__DIRECTIONS FOR THIS TASK__.
Output the full listing below exactly, without the pictures.

__INPUT MATERIAL__.
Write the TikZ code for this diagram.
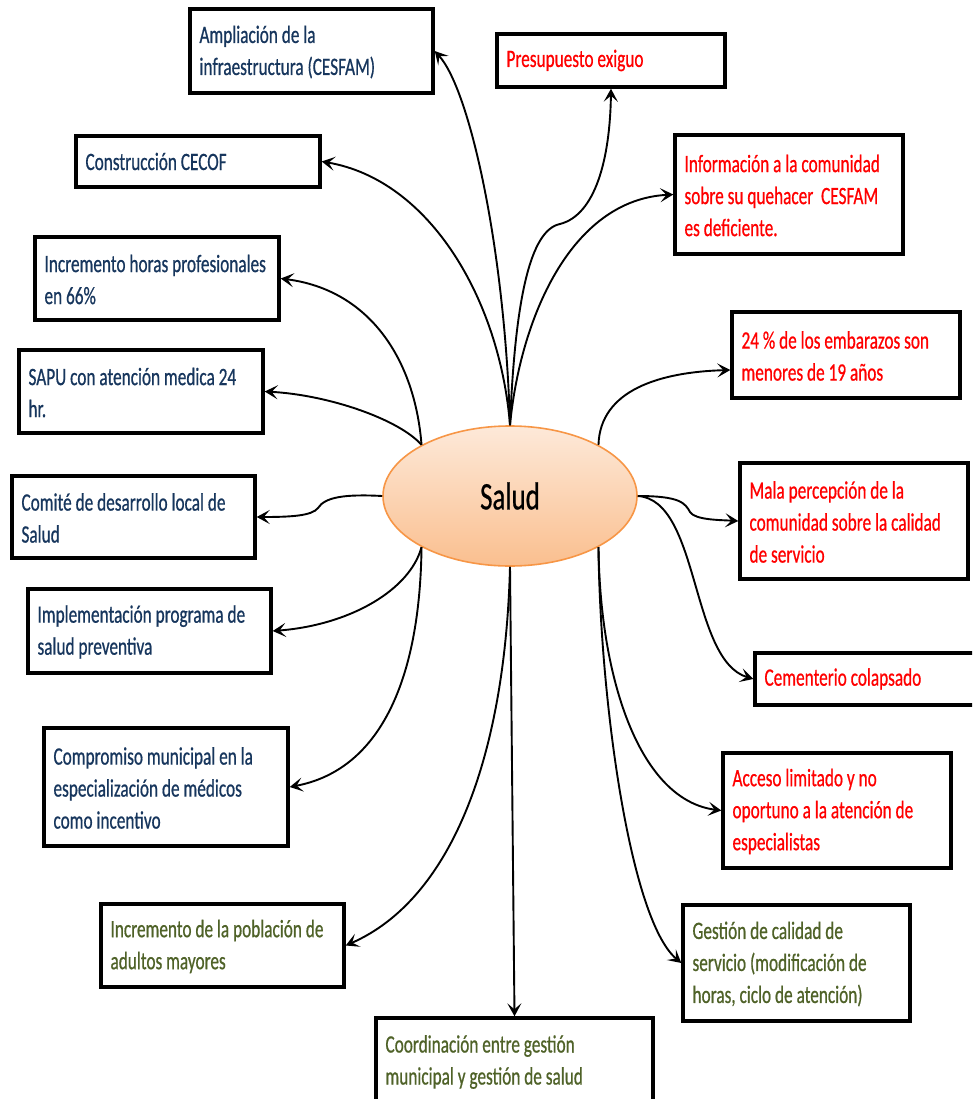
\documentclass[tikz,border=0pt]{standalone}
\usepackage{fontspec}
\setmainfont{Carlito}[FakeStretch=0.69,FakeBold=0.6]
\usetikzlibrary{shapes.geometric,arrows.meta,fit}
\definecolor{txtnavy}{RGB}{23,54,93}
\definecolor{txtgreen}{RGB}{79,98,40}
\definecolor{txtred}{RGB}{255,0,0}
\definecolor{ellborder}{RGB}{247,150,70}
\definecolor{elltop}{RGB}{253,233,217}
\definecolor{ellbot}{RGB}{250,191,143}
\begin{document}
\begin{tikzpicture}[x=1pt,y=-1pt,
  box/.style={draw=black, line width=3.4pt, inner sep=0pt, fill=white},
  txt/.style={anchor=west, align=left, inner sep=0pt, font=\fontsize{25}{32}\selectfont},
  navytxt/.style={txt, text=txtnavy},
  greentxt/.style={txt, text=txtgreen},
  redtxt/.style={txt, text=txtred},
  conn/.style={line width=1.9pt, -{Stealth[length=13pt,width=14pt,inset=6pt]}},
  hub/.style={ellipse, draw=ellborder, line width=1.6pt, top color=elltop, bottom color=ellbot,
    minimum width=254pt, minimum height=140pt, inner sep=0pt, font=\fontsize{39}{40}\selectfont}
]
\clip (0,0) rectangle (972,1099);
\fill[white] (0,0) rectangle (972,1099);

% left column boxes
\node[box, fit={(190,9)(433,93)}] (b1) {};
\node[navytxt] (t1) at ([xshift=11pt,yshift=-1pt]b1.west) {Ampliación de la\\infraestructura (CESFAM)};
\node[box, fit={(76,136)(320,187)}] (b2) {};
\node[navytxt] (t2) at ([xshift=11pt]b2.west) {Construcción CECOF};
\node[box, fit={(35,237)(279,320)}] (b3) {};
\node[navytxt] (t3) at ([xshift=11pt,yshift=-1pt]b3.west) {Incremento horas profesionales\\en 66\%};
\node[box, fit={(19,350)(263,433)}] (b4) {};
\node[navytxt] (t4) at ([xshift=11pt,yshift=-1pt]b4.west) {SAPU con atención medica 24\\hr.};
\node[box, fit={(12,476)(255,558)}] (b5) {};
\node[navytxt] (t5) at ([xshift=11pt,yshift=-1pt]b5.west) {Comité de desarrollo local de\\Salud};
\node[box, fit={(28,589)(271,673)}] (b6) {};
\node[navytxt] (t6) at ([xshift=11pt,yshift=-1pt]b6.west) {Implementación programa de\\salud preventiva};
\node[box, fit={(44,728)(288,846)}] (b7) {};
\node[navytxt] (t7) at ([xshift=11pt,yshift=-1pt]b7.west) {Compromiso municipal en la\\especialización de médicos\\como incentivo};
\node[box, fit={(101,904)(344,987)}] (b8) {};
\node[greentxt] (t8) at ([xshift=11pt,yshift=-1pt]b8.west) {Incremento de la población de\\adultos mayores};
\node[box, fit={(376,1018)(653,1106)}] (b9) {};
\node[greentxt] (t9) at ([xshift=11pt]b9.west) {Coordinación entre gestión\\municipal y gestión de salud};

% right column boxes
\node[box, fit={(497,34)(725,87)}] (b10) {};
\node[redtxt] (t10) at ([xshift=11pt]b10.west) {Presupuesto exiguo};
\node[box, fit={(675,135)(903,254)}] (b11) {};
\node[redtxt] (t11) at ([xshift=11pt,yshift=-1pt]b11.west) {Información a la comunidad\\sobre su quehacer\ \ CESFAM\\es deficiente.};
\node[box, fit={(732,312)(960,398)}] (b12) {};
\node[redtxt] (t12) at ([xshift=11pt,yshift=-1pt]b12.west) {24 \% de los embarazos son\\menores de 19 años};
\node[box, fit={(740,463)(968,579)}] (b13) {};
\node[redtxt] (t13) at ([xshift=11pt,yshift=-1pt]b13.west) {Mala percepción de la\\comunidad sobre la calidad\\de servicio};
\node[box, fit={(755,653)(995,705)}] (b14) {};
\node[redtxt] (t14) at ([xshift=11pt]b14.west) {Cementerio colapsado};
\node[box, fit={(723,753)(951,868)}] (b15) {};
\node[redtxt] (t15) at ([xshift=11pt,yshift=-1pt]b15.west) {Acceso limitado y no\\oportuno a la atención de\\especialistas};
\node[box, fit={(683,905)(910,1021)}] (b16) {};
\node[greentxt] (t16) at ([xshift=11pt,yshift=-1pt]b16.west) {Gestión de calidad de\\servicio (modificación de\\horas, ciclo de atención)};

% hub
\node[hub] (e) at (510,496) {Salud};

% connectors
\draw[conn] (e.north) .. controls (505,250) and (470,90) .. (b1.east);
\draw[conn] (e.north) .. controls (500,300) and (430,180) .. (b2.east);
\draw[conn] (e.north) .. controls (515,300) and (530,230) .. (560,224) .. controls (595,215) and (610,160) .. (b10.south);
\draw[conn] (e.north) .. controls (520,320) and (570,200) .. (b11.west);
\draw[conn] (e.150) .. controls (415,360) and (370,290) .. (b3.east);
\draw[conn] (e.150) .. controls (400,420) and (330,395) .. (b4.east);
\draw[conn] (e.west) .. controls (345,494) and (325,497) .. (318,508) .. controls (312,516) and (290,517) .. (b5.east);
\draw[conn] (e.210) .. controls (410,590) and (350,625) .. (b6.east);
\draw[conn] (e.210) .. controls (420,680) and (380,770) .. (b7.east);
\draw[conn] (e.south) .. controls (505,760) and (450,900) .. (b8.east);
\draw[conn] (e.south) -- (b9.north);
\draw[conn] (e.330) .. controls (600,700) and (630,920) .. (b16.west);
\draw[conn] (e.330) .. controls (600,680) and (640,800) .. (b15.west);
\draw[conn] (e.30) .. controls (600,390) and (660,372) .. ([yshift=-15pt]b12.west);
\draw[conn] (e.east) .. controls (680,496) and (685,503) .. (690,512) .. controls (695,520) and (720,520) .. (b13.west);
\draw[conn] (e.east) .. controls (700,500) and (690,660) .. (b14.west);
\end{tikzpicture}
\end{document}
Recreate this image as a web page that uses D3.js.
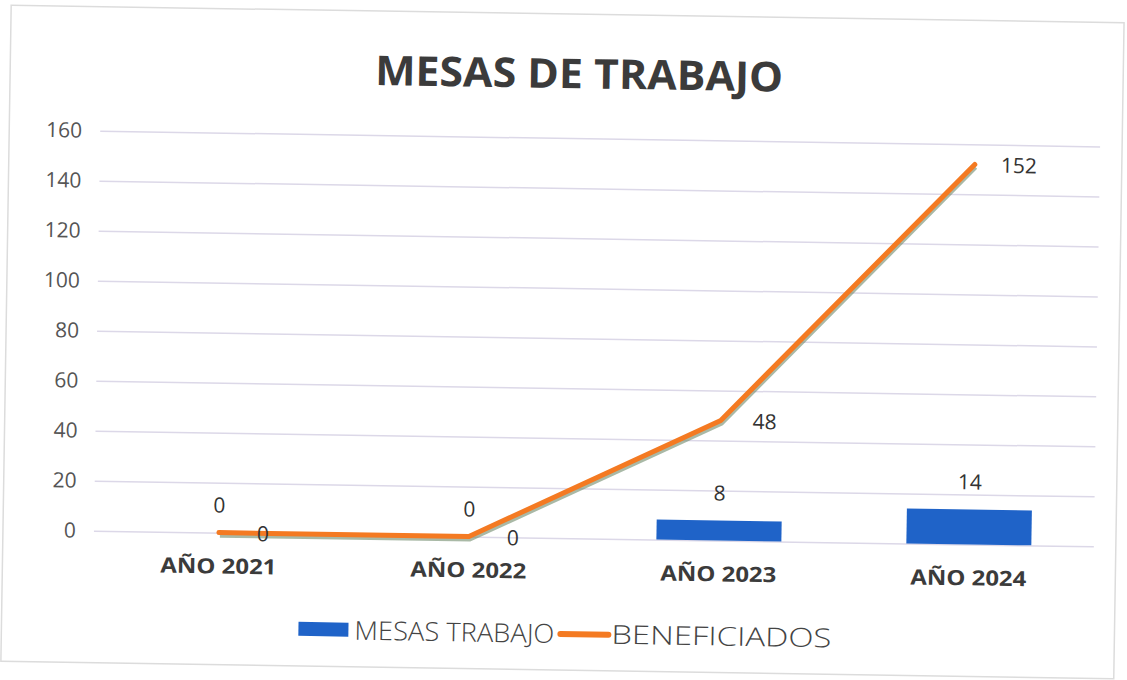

__COMPLETE ANSWER__.
Write the TikZ code for this diagram.
\documentclass[tikz,border=0pt]{standalone}
\usepackage{fontspec}
\setmainfont{Carlito}[FakeStretch=0.69,FakeBold=0.6]
\usetikzlibrary{shapes.geometric,arrows.meta,fit}
\definecolor{txtnavy}{RGB}{23,54,93}
\definecolor{txtgreen}{RGB}{79,98,40}
\definecolor{txtred}{RGB}{255,0,0}
\definecolor{ellborder}{RGB}{247,150,70}
\definecolor{elltop}{RGB}{253,233,217}
\definecolor{ellbot}{RGB}{250,191,143}
\begin{document}
\begin{tikzpicture}[x=1pt,y=-1pt,
  box/.style={draw=black, line width=3.4pt, inner sep=0pt, fill=white},
  txt/.style={anchor=west, align=left, inner sep=0pt, font=\fontsize{25}{32}\selectfont},
  navytxt/.style={txt, text=txtnavy},
  greentxt/.style={txt, text=txtgreen},
  redtxt/.style={txt, text=txtred},
  conn/.style={line width=1.9pt, -{Stealth[length=13pt,width=14pt,inset=6pt]}},
  hub/.style={ellipse, draw=ellborder, line width=1.6pt, top color=elltop, bottom color=ellbot,
    minimum width=254pt, minimum height=140pt, inner sep=0pt, font=\fontsize{39}{40}\selectfont}
]
\clip (0,0) rectangle (972,1099);
\fill[white] (0,0) rectangle (972,1099);

% left column boxes
\node[box, fit={(190,9)(433,93)}] (b1) {};
\node[navytxt] (t1) at ([xshift=11pt,yshift=-1pt]b1.west) {Ampliación de la\\infraestructura (CESFAM)};
\node[box, fit={(76,136)(320,187)}] (b2) {};
\node[navytxt] (t2) at ([xshift=11pt]b2.west) {Construcción CECOF};
\node[box, fit={(35,237)(279,320)}] (b3) {};
\node[navytxt] (t3) at ([xshift=11pt,yshift=-1pt]b3.west) {Incremento horas profesionales\\en 66\%};
\node[box, fit={(19,350)(263,433)}] (b4) {};
\node[navytxt] (t4) at ([xshift=11pt,yshift=-1pt]b4.west) {SAPU con atención medica 24\\hr.};
\node[box, fit={(12,476)(255,558)}] (b5) {};
\node[navytxt] (t5) at ([xshift=11pt,yshift=-1pt]b5.west) {Comité de desarrollo local de\\Salud};
\node[box, fit={(28,589)(271,673)}] (b6) {};
\node[navytxt] (t6) at ([xshift=11pt,yshift=-1pt]b6.west) {Implementación programa de\\salud preventiva};
\node[box, fit={(44,728)(288,846)}] (b7) {};
\node[navytxt] (t7) at ([xshift=11pt,yshift=-1pt]b7.west) {Compromiso municipal en la\\especialización de médicos\\como incentivo};
\node[box, fit={(101,904)(344,987)}] (b8) {};
\node[greentxt] (t8) at ([xshift=11pt,yshift=-1pt]b8.west) {Incremento de la población de\\adultos mayores};
\node[box, fit={(376,1018)(653,1106)}] (b9) {};
\node[greentxt] (t9) at ([xshift=11pt]b9.west) {Coordinación entre gestión\\municipal y gestión de salud};

% right column boxes
\node[box, fit={(497,34)(725,87)}] (b10) {};
\node[redtxt] (t10) at ([xshift=11pt]b10.west) {Presupuesto exiguo};
\node[box, fit={(675,135)(903,254)}] (b11) {};
\node[redtxt] (t11) at ([xshift=11pt,yshift=-1pt]b11.west) {Información a la comunidad\\sobre su quehacer\ \ CESFAM\\es deficiente.};
\node[box, fit={(732,312)(960,398)}] (b12) {};
\node[redtxt] (t12) at ([xshift=11pt,yshift=-1pt]b12.west) {24 \% de los embarazos son\\menores de 19 años};
\node[box, fit={(740,463)(968,579)}] (b13) {};
\node[redtxt] (t13) at ([xshift=11pt,yshift=-1pt]b13.west) {Mala percepción de la\\comunidad sobre la calidad\\de servicio};
\node[box, fit={(755,653)(995,705)}] (b14) {};
\node[redtxt] (t14) at ([xshift=11pt]b14.west) {Cementerio colapsado};
\node[box, fit={(723,753)(951,868)}] (b15) {};
\node[redtxt] (t15) at ([xshift=11pt,yshift=-1pt]b15.west) {Acceso limitado y no\\oportuno a la atención de\\especialistas};
\node[box, fit={(683,905)(910,1021)}] (b16) {};
\node[greentxt] (t16) at ([xshift=11pt,yshift=-1pt]b16.west) {Gestión de calidad de\\servicio (modificación de\\horas, ciclo de atención)};

% hub
\node[hub] (e) at (510,496) {Salud};

% connectors
\draw[conn] (e.north) .. controls (505,250) and (470,90) .. (b1.east);
\draw[conn] (e.north) .. controls (500,300) and (430,180) .. (b2.east);
\draw[conn] (e.north) .. controls (515,300) and (530,230) .. (560,224) .. controls (595,215) and (610,160) .. (b10.south);
\draw[conn] (e.north) .. controls (520,320) and (570,200) .. (b11.west);
\draw[conn] (e.150) .. controls (415,360) and (370,290) .. (b3.east);
\draw[conn] (e.150) .. controls (400,420) and (330,395) .. (b4.east);
\draw[conn] (e.west) .. controls (345,494) and (325,497) .. (318,508) .. controls (312,516) and (290,517) .. (b5.east);
\draw[conn] (e.210) .. controls (410,590) and (350,625) .. (b6.east);
\draw[conn] (e.210) .. controls (420,680) and (380,770) .. (b7.east);
\draw[conn] (e.south) .. controls (505,760) and (450,900) .. (b8.east);
\draw[conn] (e.south) -- (b9.north);
\draw[conn] (e.330) .. controls (600,700) and (630,920) .. (b16.west);
\draw[conn] (e.330) .. controls (600,680) and (640,800) .. (b15.west);
\draw[conn] (e.30) .. controls (600,390) and (660,372) .. ([yshift=-15pt]b12.west);
\draw[conn] (e.east) .. controls (680,496) and (685,503) .. (690,512) .. controls (695,520) and (720,520) .. (b13.west);
\draw[conn] (e.east) .. controls (700,500) and (690,660) .. (b14.west);
\end{tikzpicture}
\end{document}
Recreate this image as a web page that uses D3.js.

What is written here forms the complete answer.